Read this, and tell me if you want to kick them too.

Readers’ Digest condensed version: girl sees Tim Horton’s cup in garbage. Girl remembers Roll up the Rim contest and sees the rim is not rolled. Girl tries, but her little hands can’t do it. Girl gets help from older girl, who can, and finds they’ve one a SUV! Girls run to school office, which is where things begin to go south. Girls call parents. Little girl’s parents arrive and run off with the cup. Now bigger girl’s parents find out and want a piece of the action. Enter school staff member, let’s call him Mr. Douchebag. He says it was his cup that he, ahem, threw away, and now he’s playing gimme gimme!

Ready? Set? Kick!

  • One for little girls’s parents for not being big people and including bigger girl in the cash.
  • One for bigger girl’s parents for resorting to wee child tactics and whining, instead of talking it out privately with little girl’s family.
  • and 1746 kicks from steel-toed boots for Mr. douchebag for showing up magically to claim the winning cup.

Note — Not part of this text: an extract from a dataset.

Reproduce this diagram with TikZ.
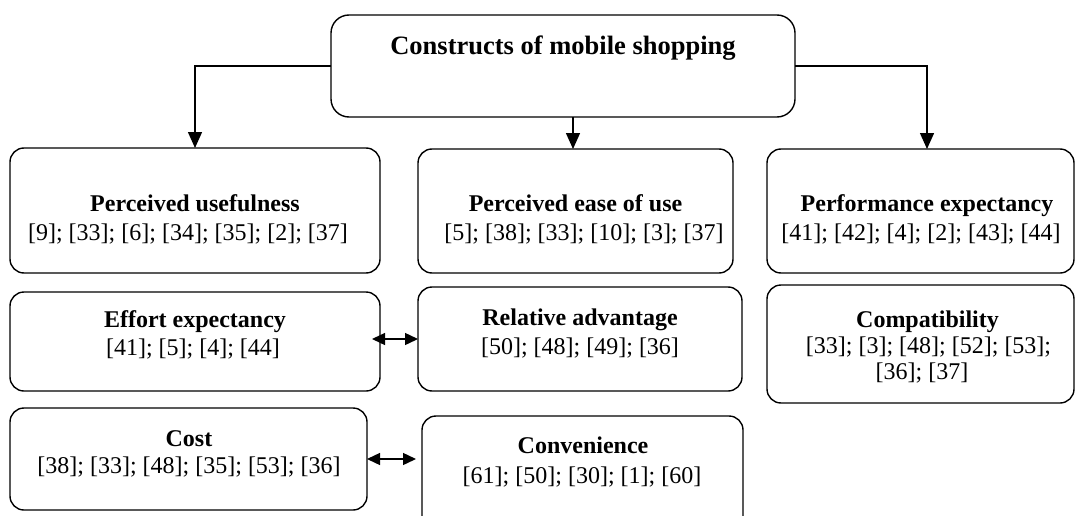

Maybe we should change our lucky recipient of so many kicks to Captain Coincidence. How did he know it was his cup? It could have been anyone’s cup. And even if it was his cup, he gave up all rights to it by tossing it in the trash. It is now, uh, trash, and public trash at that. If he was so concerned about it, he should have rolled up the rim before he threw it away. Now, it’s time to apply the childhood expression finders keepers, losers weapers, so neener neener neener to you, Mr. Douchebag!

As for what the finders should do, they should stop weaping and acting like losers, and keep their dignity and do the only right thing to do. Sell the car, split the money, and put it in the kids’ college funds. Now now children, is that so hard? Otherwise, the parents are doing the ultimate in bad parenting and teaching the kids, what, boys and girls? Say it with me now. “Greed is the way of the world! Even if it isn’t yours, you can take it, and if you really want it, go ahead and sue for it! Mommy, daddy, and your teachers, your role models, say it’s ok!” And we wonder how we get generations of sue-happy, selfish assholes. The answer is simple. What should we have learned by now? We reap what we sow!

Welcome back Karine!

Well holy crap it’s a good day. It’s warm outside and we have a window open. I finally convinced my computer that yes, it’s ok to open haloscan’s windows on this site…and when I did, I found a surprise! In one of the comment windows,
Karine is back, with a new blog! Yea Karine! How the hell are ya? Are you still way over there in the Scandinavian north? It’s been a long time since we’ve seen you! I hope, in your neck of the woods, it’s as good a day as it is here!